The fortune that made the headline was built on Standard Oil, the trust Rockefeller founded in 1870 and expanded into the dominant force in American petroleum. By the early 1880s, the company controlled roughly 90 percent of U.S. refineries and pipelines, a scale that made Rockefeller the defining figure of the Gilded Age economy. The U.S. Supreme Court ordered Standard Oil broken up in 1911, but Rockefeller’s wealth kept rising through the successor companies that emerged from the split.
That detail matters because Rockefeller’s wealth was not simply large, it was structural. It came from ownership in an industry that touched drilling in Titusville, Pennsylvania, refining capacity in Cleveland, Ohio, and the transportation network that carried oil across the United States. In a different era, Elon Musk’s wealth has been driven by stock prices and market expectations tied to technology companies; Rockefeller’s fortune was driven by monopoly-era control over a physical commodity and the industrial system built around it. Each became a symbol of how private fortunes can swell when an economy rewards control over a transformative sector.

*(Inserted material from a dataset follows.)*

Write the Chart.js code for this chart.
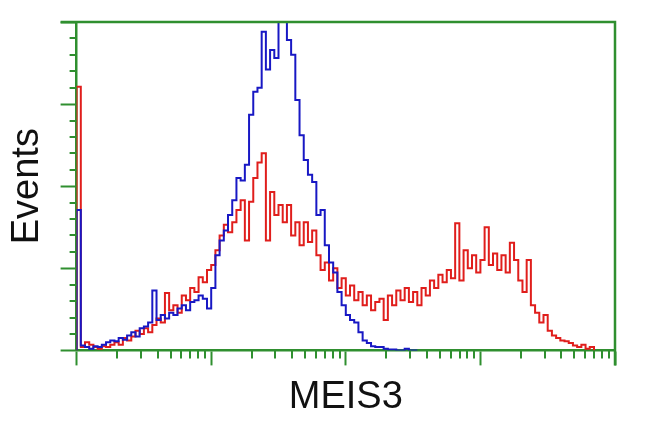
<html><head><meta charset="UTF-8"/>
<title>MEIS3</title>
<script src="https://cdn.jsdelivr.net/npm/chart.js"></script>
<style>
* { margin: 0; padding: 0; box-sizing: border-box; }
body { background: #ffffff; width: 650px; height: 432px; overflow: hidden; }
canvas { display: block; }
</style>
</head>
<body>
<canvas id="histChart" width="650" height="432"></canvas>
<script>
// histogram channels: 32 per decade, 4 decades (1 .. 10^4)
const channelsPerDecade = 32;
const xDecades = [1, 10, 100, 1000, 10000];
const xMinorSteps = [2, 3, 4, 5, 6, 7, 8, 9];
const yMajorTicks = [0, 100, 200, 300, 400];
const yMinorStep = 20;

// counts per channel
const blueCounts = [
    171, 6, 4, 2, 5, 4, 7, 10, 12, 11,
    15, 13, 18, 22, 17, 27, 29, 34, 73, 37,
    43, 39, 46, 43, 51, 55, 49, 59, 61, 67,
    63, 51, 76, 116, 134, 146, 165, 183, 210, 207,
    226, 287, 315, 320, 388, 342, 366, 356, 409, 415,
    378, 360, 305, 262, 232, 214, 205, 165, 171, 128,
    107, 95, 71, 55, 43, 37, 34, 22, 12, 9,
    5, 4, 4, 2, 1, 1, 0, 0, 2, 0, 0
];
const redCounts = [
    321, 4, 10, 7, 4, 2, 5, 4, 7, 10,
    7, 15, 12, 17, 24, 20, 27, 22, 31, 39,
    34, 70, 49, 55, 46, 67, 61, 76, 71, 89,
    83, 98, 104, 122, 140, 153, 144, 156, 171, 183,
    134, 181, 210, 229, 240, 134, 193, 165, 177, 156,
    177, 140, 156, 128, 156, 132, 146, 116, 98, 107,
    85, 100, 76, 88, 67, 79, 61, 71, 55, 67,
    49, 59, 63, 37, 67, 55, 73, 61, 76, 59,
    71, 55, 76, 67, 85, 76, 92, 83, 98, 88,
    155, 85, 122, 100, 116, 95, 110, 150, 104, 118,
    98, 116, 95, 131, 110, 85, 71, 110, 55, 46,
    34, 43, 24, 18, 15, 12, 11, 9, 6, 4,
    7, 2, 4
];

const GREEN = '#2f8f2f';
const FONT = "'Liberation Sans', Arial, sans-serif";

// channel c -> left edge of its bin on the log axis
function histPoints(counts) {
    const pts = [{ x: 1, y: 0 }];
    counts.forEach((v, c) => pts.push({ x: Math.pow(10, c / channelsPerDecade), y: v }));
    pts.push({ x: Math.pow(10, counts.length / channelsPerDecade), y: 0 });
    return pts;
}

const xTickValues = [];
xDecades.forEach((d, i) => {
    xTickValues.push(d);
    if (i < xDecades.length - 1) xMinorSteps.forEach(m => xTickValues.push(d * m));
});
const yTickValues = [];
for (let v = yMajorTicks[0]; v <= yMajorTicks[yMajorTicks.length - 1]; v += yMinorStep) yTickValues.push(v);

const isMajorX = v => Math.abs(Math.log10(v) - Math.round(Math.log10(v))) < 1e-9;
const isMajorY = v => yMajorTicks.includes(v);

// top/right frame and the short minor ticks
const frameTicks = {
    id: 'frameTicks',
    afterDraw(chart) {
        const { ctx, chartArea: a, scales: { x, y } } = chart;
        ctx.save();
        ctx.strokeStyle = GREEN;
        ctx.lineWidth = 2.5;
        ctx.beginPath();
        ctx.moveTo(a.left - 16, a.top);
        ctx.lineTo(a.right, a.top);
        ctx.lineTo(a.right, a.bottom + 15);
        ctx.stroke();
        ctx.lineWidth = 2;
        ctx.beginPath();
        x.ticks.forEach(t => {
            if (isMajorX(t.value)) return;
            const px = Math.round(x.getPixelForValue(t.value));
            ctx.moveTo(px, a.bottom);
            ctx.lineTo(px, a.bottom + 8);
        });
        y.ticks.forEach(t => {
            if (isMajorY(t.value)) return;
            const py = Math.round(y.getPixelForValue(t.value));
            ctx.moveTo(a.left, py);
            ctx.lineTo(a.left - 7, py);
        });
        ctx.stroke();
        ctx.restore();
    }
};

new Chart(document.getElementById('histChart'), {
    type: 'line',
    data: {
        datasets: [{
            label: 'MEIS3 control',
            data: histPoints(blueCounts),
            borderColor: '#1818c4',
            borderWidth: 2
        }, {
            label: 'MEIS3',
            data: histPoints(redCounts),
            borderColor: '#e01e1c',
            borderWidth: 2
        }]
    },
    options: {
        responsive: false,
        animation: false,
        layout: { padding: { left: 0, right: 35, top: 22, bottom: 8 }, autoPadding: false },
        plugins: { legend: { display: false }, tooltip: { enabled: false } },
        elements: {
            point: { radius: 0 },
            line: { stepped: true, fill: false }
        },
        scales: {
            x: {
                type: 'logarithmic',
                min: 1,
                max: 10000,
                afterBuildTicks: s => { s.ticks = xTickValues.map(v => ({ value: v })); },
                ticks: { display: false },
                grid: {
                    drawOnChartArea: false,
                    tickLength: 15,
                    tickWidth: 2,
                    tickColor: c => (c.tick && isMajorX(c.tick.value)) ? GREEN : 'rgba(0,0,0,0)'
                },
                border: { color: GREEN, width: 2.5 },
                title: {
                    display: true,
                    text: 'MEIS3',
                    color: '#111111',
                    font: { family: FONT, size: 38, lineHeight: 1.2 },
                    padding: { top: 9, bottom: 4 }
                }
            },
            y: {
                type: 'linear',
                min: 0,
                max: 400,
                afterBuildTicks: s => { s.ticks = yTickValues.map(v => ({ value: v })); },
                ticks: { display: false },
                grid: {
                    drawOnChartArea: false,
                    tickLength: 16,
                    tickWidth: 2,
                    tickColor: c => (c.tick && isMajorY(c.tick.value)) ? GREEN : 'rgba(0,0,0,0)'
                },
                border: { color: GREEN, width: 2.5 },
                title: {
                    display: true,
                    text: 'Events',
                    color: '#111111',
                    font: { family: FONT, size: 38, lineHeight: 1.2 },
                    padding: { top: 5, bottom: 10 }
                }
            }
        }
    },
    plugins: [frameTicks]
});
</script>
</body></html>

The public reaction was just as important as the number itself. Ida Tarbell’s reporting on Standard Oil became one of the best-known critiques of Rockefeller’s monopoly power, helping define the argument that extreme wealth could distort markets and politics alike. Rockefeller’s name came to stand for both the reach of private capital and the fear that one man could command an entire industry.
Yet the same fortune also underwrote a vast campaign of philanthropy. Rockefeller and his son, John D. Rockefeller Jr., gave away more than $500 million over their lifetimes and helped establish the University of Chicago, the Rockefeller Foundation and the General Education Board. The Foundation was later tied to the aim of promoting the well-being of mankind throughout the world, a striking contrast to the anti-monopoly fury that had shadowed Standard Oil.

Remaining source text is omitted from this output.